### Aim
Copy exactly the lines from the start of the material through the line with "const xAxisTitle = '年度';". Pictures stay out of the copy.

### Data provided
============================================================

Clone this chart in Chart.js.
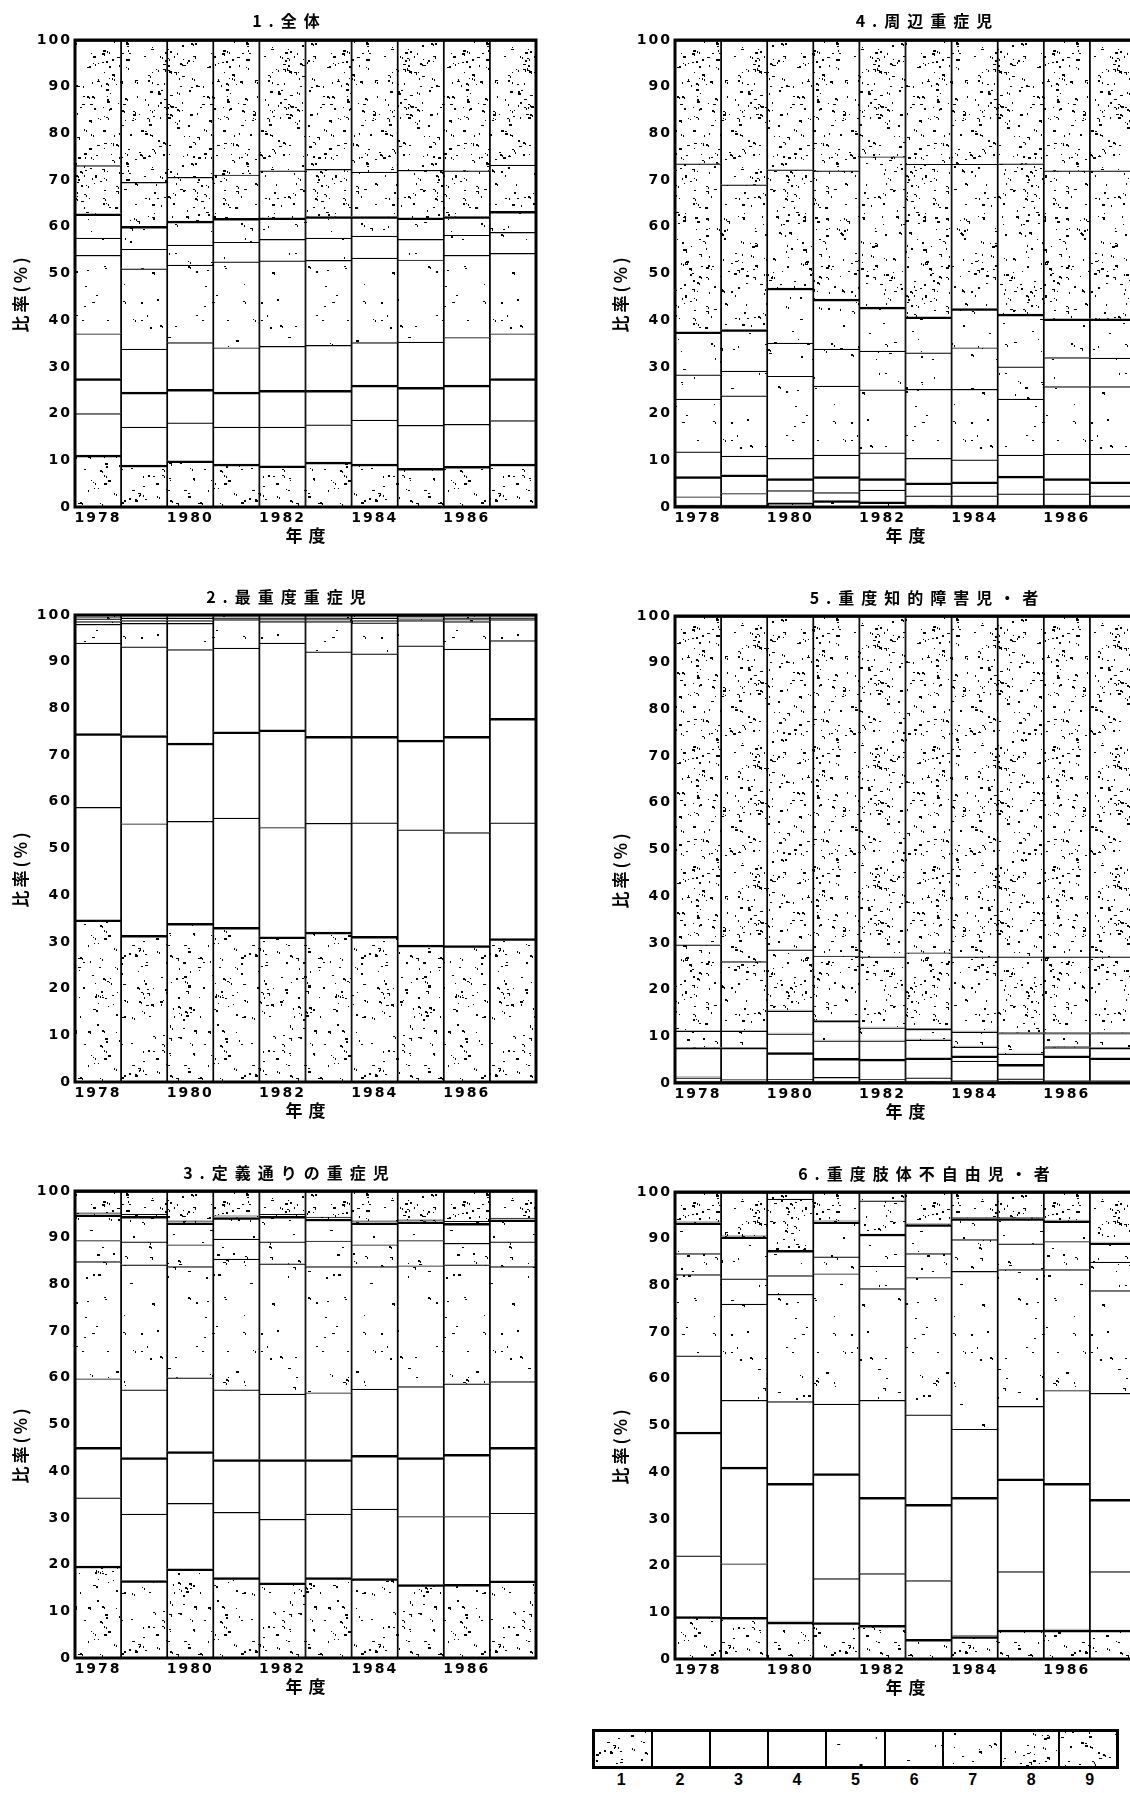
<!DOCTYPE html>
<html lang="ja">
<head>
<meta charset="utf-8">
<title>重症児 区分別比率の推移</title>
<script src="https://cdn.jsdelivr.net/npm/chart.js@4.4.1/dist/chart.umd.min.js"></script>
<style>
    html, body { margin: 0; padding: 0; background: #fff; overflow: hidden; }
    #page { position: relative; width: 1130px; height: 1793px; overflow: hidden; }
    #page canvas { position: absolute; }
    .panel-title {
        position: absolute;
        transform: translateX(-50%);
        font: bold 16px 'Noto Sans CJK JP', sans-serif;
        line-height: 22px;
        letter-spacing: 7px;
        padding-left: 7px;
        white-space: nowrap;
        color: #000;
    }
    #legend {
        position: absolute; left: 592px; top: 1729px; width: 521px; height: 34px;
        display: flex; border: 3px solid #000;
    }
    #legend .box { flex: 1; border-left: 2px solid #000; background-repeat: repeat; }
    #legend .box:first-child { border-left: none; }
    #legend-nums { position: absolute; left: 592px; top: 1771px; width: 527px; display: flex; }
    #legend-nums .num { flex: 1; text-align: center; font: bold 16px 'Liberation Sans', sans-serif; color: #000; }
</style>
</head>
<body>
<div id="page">
    <div id="legend"></div>
    <div id="legend-nums"></div>
</div>
<script>
// Years on the x axis
const years = ['1978', '1979', '1980', '1981', '1982', '1983', '1984', '1985', '1986', '1987'];
// Legend categories (stack order, bottom to top)
const categories = ['1', '2', '3', '4', '5', '6', '7', '8', '9'];

const panelTitles = ['1.全体', '2.最重度重症児', '3.定義通りの重症児', '4.周辺重症児', '5.重度知的障害児・者', '6.重度肢体不自由児・者'];
const yAxisTitle = '比率(%)';
const xAxisTitle = '年度';

// Cumulative top (%) of categories 1..8 for each year; category 9 runs up to 100
const bounds1 = [
    [11.1, 20.0, 27.5, 37.1, 53.9, 57.6, 62.8, 73.1],
    [9.0, 17.1, 24.6, 33.8, 51.0, 55.2, 60.1, 69.5],
    [9.9, 18.0, 25.2, 35.2, 51.8, 56.1, 61.2, 70.6],
    [9.2, 17.1, 24.6, 34.1, 52.5, 56.7, 61.8, 71.1],
    [8.8, 17.1, 25.0, 34.4, 52.7, 57.3, 61.9, 72.0],
    [9.6, 17.6, 25.0, 34.6, 52.8, 57.6, 62.2, 72.3],
    [9.2, 18.6, 26.1, 35.2, 53.3, 58.0, 62.2, 71.7],
    [8.3, 17.5, 25.6, 35.3, 52.9, 57.3, 61.9, 72.1],
    [8.7, 17.7, 26.1, 36.3, 53.9, 58.2, 62.2, 72.0],
    [9.2, 18.5, 27.5, 37.1, 54.3, 58.8, 63.3, 73.2]
];

const bounds2 = [
    [34.7, 58.8, 74.6, 94.0, 98.0, 98.6, 99.2, 99.6],
    [31.4, 55.3, 74.2, 93.2, 98.2, 98.8, 99.3, 99.6],
    [34.0, 55.8, 72.6, 92.6, 98.2, 98.8, 99.3, 99.6],
    [33.1, 56.5, 75.0, 92.9, 99.0, 99.3, 99.6, 99.8],
    [31.1, 54.5, 75.4, 94.0, 98.6, 99.0, 99.3, 99.6],
    [32.1, 55.4, 74.0, 92.1, 98.6, 99.0, 99.3, 99.6],
    [31.2, 55.5, 74.0, 91.7, 98.3, 98.8, 99.3, 99.6],
    [29.3, 54.0, 73.2, 93.4, 98.8, 99.1, 99.4, 99.7],
    [29.2, 53.4, 74.0, 92.7, 98.6, 99.0, 99.3, 99.6],
    [30.7, 55.5, 77.9, 94.5, 99.0, 99.3, 99.6, 99.8]
];

const bounds3 = [
    [19.7, 34.3, 45.1, 59.8, 84.9, 89.4, 94.9, 95.3],
    [16.6, 30.8, 42.9, 57.4, 84.2, 89.1, 94.6, 95.0],
    [19.1, 33.1, 44.2, 60.0, 83.8, 88.5, 93.2, 93.6],
    [17.2, 31.2, 42.5, 57.4, 85.4, 89.7, 94.3, 94.7],
    [16.1, 29.7, 42.5, 56.5, 84.4, 89.1, 94.6, 95.0],
    [17.2, 30.8, 42.5, 56.8, 83.8, 89.3, 94.0, 94.4],
    [17.0, 31.9, 43.4, 57.6, 83.8, 88.5, 93.2, 93.6],
    [15.7, 30.3, 42.9, 58.1, 84.0, 89.4, 93.4, 93.8],
    [15.8, 30.3, 43.6, 58.7, 84.2, 88.8, 93.1, 93.5],
    [16.5, 31.0, 45.1, 59.2, 83.8, 89.1, 93.8, 94.2]
];

const bounds4 = [
    [0.4, 2.2, 6.5, 11.8, 23.1, 28.3, 37.5, 73.5],
    [0.4, 2.9, 6.9, 10.9, 23.8, 29.1, 38.0, 69.0],
    [0.9, 3.5, 6.1, 10.4, 28.0, 35.1, 46.9, 72.2],
    [1.4, 3.1, 6.5, 11.1, 25.9, 33.8, 44.5, 72.0],
    [1.1, 3.6, 6.1, 11.6, 25.1, 33.4, 42.8, 75.0],
    [0.4, 2.4, 5.2, 10.4, 25.2, 33.0, 40.7, 73.4],
    [0.4, 2.4, 5.4, 10.1, 25.2, 34.1, 42.5, 73.4],
    [0.3, 2.8, 6.6, 11.1, 23.1, 30.0, 41.3, 73.5],
    [0.4, 2.8, 6.1, 11.3, 25.8, 32.0, 40.3, 72.0],
    [0.4, 2.4, 5.4, 11.3, 25.8, 31.9, 40.3, 72.0]
];

const bounds5 = [
    [0.4, 1.1, 1.3, 7.4, 7.6, 11.1, 11.3, 29.6],
    [0.4, 0.6, 0.8, 7.4, 7.6, 11.1, 11.3, 26.0],
    [0.4, 0.8, 6.5, 10.5, 10.7, 15.4, 15.6, 28.5],
    [0.4, 1.2, 5.3, 9.0, 9.2, 13.2, 13.4, 27.2],
    [0.4, 0.8, 5.1, 9.0, 9.2, 11.8, 12.0, 27.0],
    [0.4, 1.1, 5.4, 9.2, 9.4, 11.5, 11.7, 27.9],
    [0.5, 4.7, 5.8, 7.7, 7.9, 10.9, 11.1, 27.0],
    [0.4, 0.9, 4.0, 6.2, 6.4, 10.6, 10.8, 27.0],
    [0.3, 0.5, 5.8, 7.6, 7.8, 10.6, 10.8, 27.0],
    [0.3, 0.5, 5.4, 7.4, 7.6, 10.6, 10.8, 27.0]
];

const bounds6 = [
    [9.1, 22.1, 48.6, 64.9, 82.3, 86.8, 93.4, 93.6],
    [8.9, 20.4, 41.1, 55.4, 76.0, 81.4, 90.4, 90.6],
    [7.9, 8.1, 37.6, 55.1, 78.1, 82.1, 87.5, 98.5],
    [7.8, 17.2, 39.7, 54.6, 82.5, 86.1, 93.6, 93.8],
    [7.2, 18.3, 34.6, 55.4, 79.3, 84.1, 91.0, 98.1],
    [4.2, 16.8, 33.1, 52.3, 81.7, 86.8, 93.0, 93.2],
    [4.8, 5.0, 34.6, 49.2, 83.0, 89.8, 94.3, 94.5],
    [6.2, 18.7, 38.6, 54.1, 83.4, 88.9, 94.3, 94.5],
    [6.2, 6.4, 37.6, 57.5, 83.4, 89.4, 93.8, 94.0],
    [6.2, 18.7, 34.2, 56.9, 78.9, 85.0, 89.1, 89.3]
];

// Styling per category: stipple specks per tile and weight of the segment's top line
const catDots = [150, 0, 0, 0, 40, 34, 46, 180, 200];
const catTopLine = [2.5, 1.2, 2.5, 1.2, 1.2, 1.2, 2.5, 1.2, 2];

// Where each panel sits on the page
const panelLayout = [
    { left: 0, top: 0, yWidth: 75, rightPad: 24, titleX: 286, titleY: 20 },
    { left: 0, top: 575, yWidth: 75, rightPad: 24, titleX: 286, titleY: 596 },
    { left: 0, top: 1151, yWidth: 75, rightPad: 24, titleX: 286, titleY: 1172 },
    { left: 590, top: 0, yWidth: 85, rightPad: 14, titleX: 924, titleY: 20 },
    { left: 590, top: 576, yWidth: 85, rightPad: 14, titleX: 924, titleY: 597 },
    { left: 590, top: 1152, yWidth: 85, rightPad: 14, titleX: 924, titleY: 1173 }
];
const allBounds = [bounds1, bounds2, bounds3, bounds4, bounds5, bounds6];

// Stipple texture tile (fixed seed so the texture is always the same)
function makeTile(count, seed) {
    const size = 120;
    const c = document.createElement('canvas');
    c.width = size;
    c.height = size;
    const g = c.getContext('2d');
    g.fillStyle = '#fff';
    g.fillRect(0, 0, size, size);
    g.fillStyle = '#000';
    let s = seed;
    const next = () => (s = (s * 16807) % 2147483647) / 2147483647;
    for (let i = 0; i < count; i++) {
        const x = Math.floor(next() * size);
        const y = Math.floor(next() * size);
        const w = 1 + Math.floor(next() * 2.5);
        const h = 1 + Math.floor(next() * 2);
        g.fillRect(x, y, w, h);
        // some specks come in small clumps
        if (next() < 0.3) g.fillRect(x + 2, y + 1, 1, 2);
    }
    return c;
}

const tiles = catDots.map((n, i) => makeTile(n, 1234 + i * 977));
const patterns = tiles.map(t => t.getContext('2d').createPattern(t, 'repeat'));

// Turn cumulative tops into per-category segment heights
function segmentsFrom(bounds) {
    return categories.map((c, k) => bounds.map(row => {
        const lo = k === 0 ? 0 : row[k - 1];
        const hi = k === 8 ? 100 : row[k];
        return +(hi - lo).toFixed(2);
    }));
}

Chart.defaults.font.family = "'DejaVu Sans', sans-serif";
Chart.defaults.font.size = 14;
Chart.defaults.font.weight = 'bold';
Chart.defaults.color = '#000';

const textSpacing = {
    id: 'textSpacing',
    beforeLayout(chart) { chart.ctx.letterSpacing = '2px'; },
    beforeDraw(chart) { chart.ctx.letterSpacing = '2px'; }
};

const frameAndTitles = {
    id: 'frameAndTitles',
    afterDraw(chart) {
        const { ctx, chartArea: a } = chart;
        ctx.save();
        ctx.strokeStyle = '#000';
        ctx.lineWidth = 3;
        ctx.strokeRect(a.left, a.top, a.right - a.left, a.bottom - a.top);

        ctx.fillStyle = '#000';
        ctx.textAlign = 'center';
        ctx.textBaseline = 'middle';

        ctx.save();
        ctx.font = "bold 17px 'Noto Sans CJK JP', sans-serif";
        ctx.letterSpacing = '3px';
        ctx.translate(a.left - 54, (a.top + a.bottom) / 2 + 20);
        ctx.rotate(-Math.PI / 2);
        ctx.fillText(yAxisTitle, 0, 0);
        ctx.restore();

        ctx.font = "bold 17px 'Noto Sans CJK JP', sans-serif";
        ctx.letterSpacing = '6px';
        ctx.fillText(xAxisTitle, (a.left + a.right) / 2 + 3, a.bottom + 29);
        ctx.restore();
    }
};

const page = document.getElementById('page');

panelLayout.forEach((pos, p) => {
    const canvas = document.createElement('canvas');
    canvas.width = 560;
    canvas.height = 557;
    canvas.style.left = pos.left + 'px';
    canvas.style.top = pos.top + 'px';
    page.appendChild(canvas);

    const title = document.createElement('div');
    title.className = 'panel-title';
    title.textContent = panelTitles[p];
    title.style.left = pos.titleX + 'px';
    title.style.top = (pos.titleY - 11) + 'px';
    page.appendChild(title);

    const segs = segmentsFrom(allBounds[p]);
    const datasets = categories.map((cat, k) => ({
        label: cat,
        data: segs[k],
        backgroundColor: patterns[k],
        borderColor: '#000',
        borderWidth: { top: catTopLine[k], left: 1.2, right: 1.2, bottom: 0 },
        borderSkipped: false,
        barPercentage: 1,
        categoryPercentage: 1
    }));

    new Chart(canvas, {
        type: 'bar',
        data: { labels: years, datasets },
        options: {
            responsive: false,
            animation: false,
            devicePixelRatio: 1,
            layout: { padding: { top: 40, right: pos.rightPad, left: 0, bottom: 0 } },
            plugins: {
                legend: { display: false },
                tooltip: { enabled: false },
                title: { display: false }
            },
            scales: {
                x: {
                    stacked: true,
                    grid: { display: false, drawTicks: false },
                    border: { display: false },
                    ticks: {
                        autoSkip: false,
                        maxRotation: 0,
                        padding: 3,
                        callback: (v, i) => i % 2 === 0 ? years[i] : ''
                    },
                    afterFit: (s) => { s.height = 50; }
                },
                y: {
                    stacked: true,
                    min: 0,
                    max: 100,
                    grid: { display: false, drawTicks: false },
                    border: { display: false },
                    ticks: { stepSize: 10, padding: 3 },
                    afterFit: (s) => { s.width = pos.yWidth; }
                }
            }
        },
        plugins: [textSpacing, frameAndTitles]
    });
});

// Legend: one swatch per category with its number underneath
const legend = document.getElementById('legend');
const legendNums = document.getElementById('legend-nums');
categories.forEach((cat, k) => {
    const box = document.createElement('div');
    box.className = 'box';
    box.style.backgroundImage = `url(${tiles[k].toDataURL()})`;
    legend.appendChild(box);
    const num = document.createElement('div');
    num.className = 'num';
    num.textContent = cat;
    legendNums.appendChild(num);
});
</script>
</body>
</html>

============================================================

### Correct response
Clone this chart in Chart.js.
<!DOCTYPE html>
<html lang="ja">
<head>
<meta charset="utf-8">
<title>重症児 区分別比率の推移</title>
<script src="https://cdn.jsdelivr.net/npm/chart.js@4.4.1/dist/chart.umd.min.js"></script>
<style>
    html, body { margin: 0; padding: 0; background: #fff; overflow: hidden; }
    #page { position: relative; width: 1130px; height: 1793px; overflow: hidden; }
    #page canvas { position: absolute; }
    .panel-title {
        position: absolute;
        transform: translateX(-50%);
        font: bold 16px 'Noto Sans CJK JP', sans-serif;
        line-height: 22px;
        letter-spacing: 7px;
        padding-left: 7px;
        white-space: nowrap;
        color: #000;
    }
    #legend {
        position: absolute; left: 592px; top: 1729px; width: 521px; height: 34px;
        display: flex; border: 3px solid #000;
    }
    #legend .box { flex: 1; border-left: 2px solid #000; background-repeat: repeat; }
    #legend .box:first-child { border-left: none; }
    #legend-nums { position: absolute; left: 592px; top: 1771px; width: 527px; display: flex; }
    #legend-nums .num { flex: 1; text-align: center; font: bold 16px 'Liberation Sans', sans-serif; color: #000; }
</style>
</head>
<body>
<div id="page">
    <div id="legend"></div>
    <div id="legend-nums"></div>
</div>
<script>
// Years on the x axis
const years = ['1978', '1979', '1980', '1981', '1982', '1983', '1984', '1985', '1986', '1987'];
// Legend categories (stack order, bottom to top)
const categories = ['1', '2', '3', '4', '5', '6', '7', '8', '9'];

const panelTitles = ['1.全体', '2.最重度重症児', '3.定義通りの重症児', '4.周辺重症児', '5.重度知的障害児・者', '6.重度肢体不自由児・者'];
const yAxisTitle = '比率(%)';
const xAxisTitle = '年度';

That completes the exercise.